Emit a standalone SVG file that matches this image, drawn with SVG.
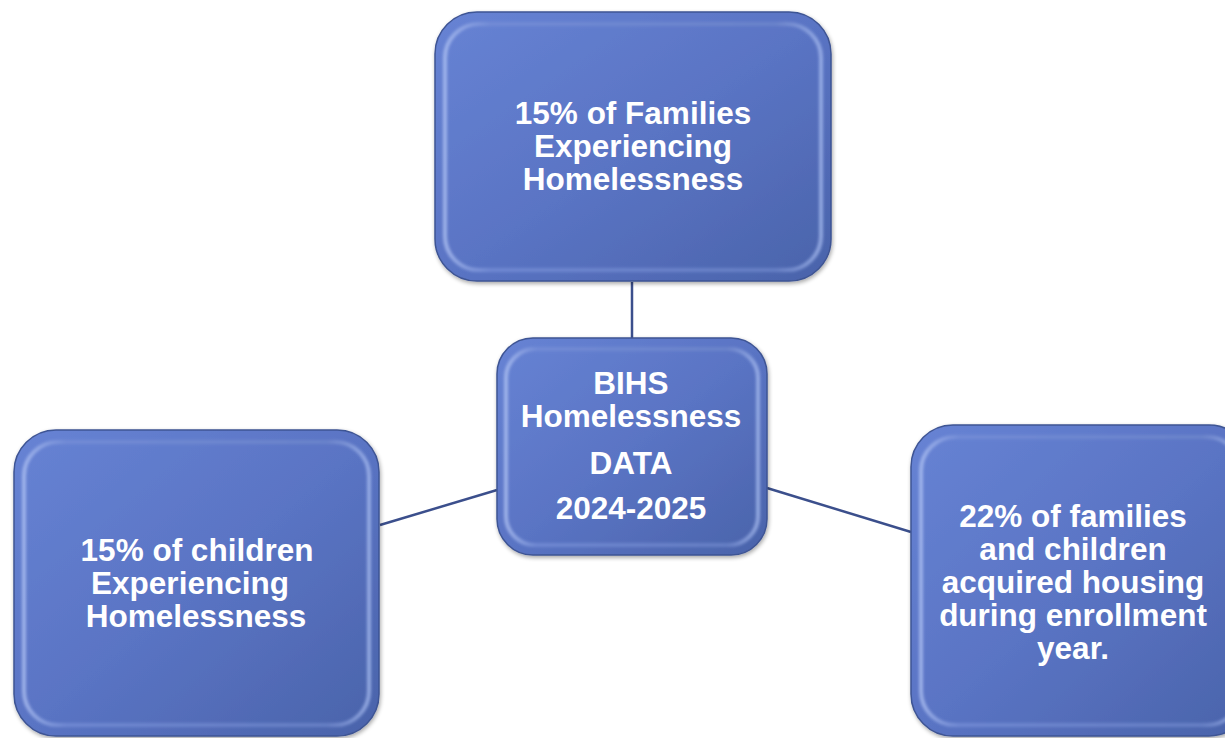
<svg xmlns="http://www.w3.org/2000/svg" width="1225" height="738" viewBox="0 0 1225 738">
<defs>
<linearGradient id="fill" x1="0" y1="0" x2="1" y2="1">
<stop offset="0" stop-color="#6783d4"/>
<stop offset="0.5" stop-color="#5a74c4"/>
<stop offset="1" stop-color="#4a63aa"/>
</linearGradient>
<linearGradient id="bevel" x1="0" y1="0" x2="1" y2="0">
<stop offset="0" stop-color="#b3c5f4"/>
<stop offset="0.12" stop-color="#7890d8"/>
<stop offset="0.88" stop-color="#7088cc"/>
<stop offset="1" stop-color="#a9bdf0"/>
</linearGradient>
<filter id="sh" x="-10%" y="-10%" width="120%" height="120%">
<feGaussianBlur in="SourceAlpha" stdDeviation="2"/>
<feOffset dx="1" dy="2"/>
<feComponentTransfer><feFuncA type="linear" slope="0.35"/></feComponentTransfer>
<feMerge><feMergeNode/><feMergeNode in="SourceGraphic"/></feMerge>
</filter>
<filter id="soft" x="-5%" y="-5%" width="110%" height="110%">
<feGaussianBlur stdDeviation="1.6"/>
</filter>
</defs>
<style>
.box{fill:url(#fill);stroke:#3e5494;stroke-width:1.5;filter:url(#sh)}
.in{fill:none;stroke:url(#bevel);stroke-width:4;opacity:0.75;filter:url(#soft)}
.t{font-family:"Liberation Sans",Arial,sans-serif;font-weight:bold;font-size:31.5px;fill:#ffffff;text-anchor:middle}
.c{stroke:#3b4f8c;stroke-width:2.5;fill:none}
</style>
<rect width="1225" height="738" fill="#ffffff"/>
<g id="connectors">
<line class="c" x1="632" y1="282" x2="632" y2="340"/>
<line class="c" x1="380" y1="525" x2="497" y2="490"/>
<line class="c" x1="767" y1="488" x2="911" y2="532"/>
</g>
<g id="node-top">
<rect class="box" x="435" y="12" width="396" height="269" rx="42"/>
<rect class="in" x="445" y="24" width="376" height="246" rx="34"/>
<text class="t" x="633" y="124">15% of Families</text>
<text class="t" x="633" y="157">Experiencing</text>
<text class="t" x="633" y="190">Homelessness</text>
</g>
<g id="node-center">
<rect class="box" x="497" y="338" width="270" height="217" rx="36"/>
<rect class="in" x="506" y="349" width="252" height="196" rx="29"/>
<text class="t" x="631" y="394">BIHS</text>
<text class="t" x="631" y="427">Homelessness</text>
<text class="t" x="631" y="474">DATA</text>
<text class="t" x="631" y="519">2024-2025</text>
</g>
<g id="node-left">
<rect class="box" x="14" y="430" width="365" height="306" rx="42"/>
<rect class="in" x="24" y="442" width="345" height="283" rx="34"/>
<text class="t" x="197" y="561">15% of children</text>
<text class="t" x="190" y="594">Experiencing</text>
<text class="t" x="196" y="627">Homelessness</text>
</g>
<g id="node-right">
<rect class="box" x="911" y="425" width="340" height="311" rx="42"/>
<rect class="in" x="921" y="437" width="320" height="288" rx="34"/>
<text class="t" x="1073" y="527">22% of families</text>
<text class="t" x="1073" y="560">and children</text>
<text class="t" x="1073" y="593">acquired housing</text>
<text class="t" x="1073" y="626">during enrollment</text>
<text class="t" x="1073" y="659">year.</text>
</g>
</svg>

======

## PROBLEM STATEMENT
Make an exact copy of all the material, but keep the pictures out of it.

## SOLUTION TO THIS TASK
Emit a standalone SVG file that matches this image, drawn with SVG.
<svg xmlns="http://www.w3.org/2000/svg" width="1225" height="738" viewBox="0 0 1225 738">
<defs>
<linearGradient id="fill" x1="0" y1="0" x2="1" y2="1">
<stop offset="0" stop-color="#6783d4"/>
<stop offset="0.5" stop-color="#5a74c4"/>
<stop offset="1" stop-color="#4a63aa"/>
</linearGradient>
<linearGradient id="bevel" x1="0" y1="0" x2="1" y2="0">
<stop offset="0" stop-color="#b3c5f4"/>
<stop offset="0.12" stop-color="#7890d8"/>
<stop offset="0.88" stop-color="#7088cc"/>
<stop offset="1" stop-color="#a9bdf0"/>
</linearGradient>
<filter id="sh" x="-10%" y="-10%" width="120%" height="120%">
<feGaussianBlur in="SourceAlpha" stdDeviation="2"/>
<feOffset dx="1" dy="2"/>
<feComponentTransfer><feFuncA type="linear" slope="0.35"/></feComponentTransfer>
<feMerge><feMergeNode/><feMergeNode in="SourceGraphic"/></feMerge>
</filter>
<filter id="soft" x="-5%" y="-5%" width="110%" height="110%">
<feGaussianBlur stdDeviation="1.6"/>
</filter>
</defs>
<style>
.box{fill:url(#fill);stroke:#3e5494;stroke-width:1.5;filter:url(#sh)}
.in{fill:none;stroke:url(#bevel);stroke-width:4;opacity:0.75;filter:url(#soft)}
.t{font-family:"Liberation Sans",Arial,sans-serif;font-weight:bold;font-size:31.5px;fill:#ffffff;text-anchor:middle}
.c{stroke:#3b4f8c;stroke-width:2.5;fill:none}
</style>
<rect width="1225" height="738" fill="#ffffff"/>
<g id="connectors">
<line class="c" x1="632" y1="282" x2="632" y2="340"/>
<line class="c" x1="380" y1="525" x2="497" y2="490"/>
<line class="c" x1="767" y1="488" x2="911" y2="532"/>
</g>
<g id="node-top">
<rect class="box" x="435" y="12" width="396" height="269" rx="42"/>
<rect class="in" x="445" y="24" width="376" height="246" rx="34"/>
<text class="t" x="633" y="124">15% of Families</text>
<text class="t" x="633" y="157">Experiencing</text>
<text class="t" x="633" y="190">Homelessness</text>
</g>
<g id="node-center">
<rect class="box" x="497" y="338" width="270" height="217" rx="36"/>
<rect class="in" x="506" y="349" width="252" height="196" rx="29"/>
<text class="t" x="631" y="394">BIHS</text>
<text class="t" x="631" y="427">Homelessness</text>
<text class="t" x="631" y="474">DATA</text>
<text class="t" x="631" y="519">2024-2025</text>
</g>
<g id="node-left">
<rect class="box" x="14" y="430" width="365" height="306" rx="42"/>
<rect class="in" x="24" y="442" width="345" height="283" rx="34"/>
<text class="t" x="197" y="561">15% of children</text>
<text class="t" x="190" y="594">Experiencing</text>
<text class="t" x="196" y="627">Homelessness</text>
</g>
<g id="node-right">
<rect class="box" x="911" y="425" width="340" height="311" rx="42"/>
<rect class="in" x="921" y="437" width="320" height="288" rx="34"/>
<text class="t" x="1073" y="527">22% of families</text>
<text class="t" x="1073" y="560">and children</text>
<text class="t" x="1073" y="593">acquired housing</text>
<text class="t" x="1073" y="626">during enrollment</text>
<text class="t" x="1073" y="659">year.</text>
</g>
</svg>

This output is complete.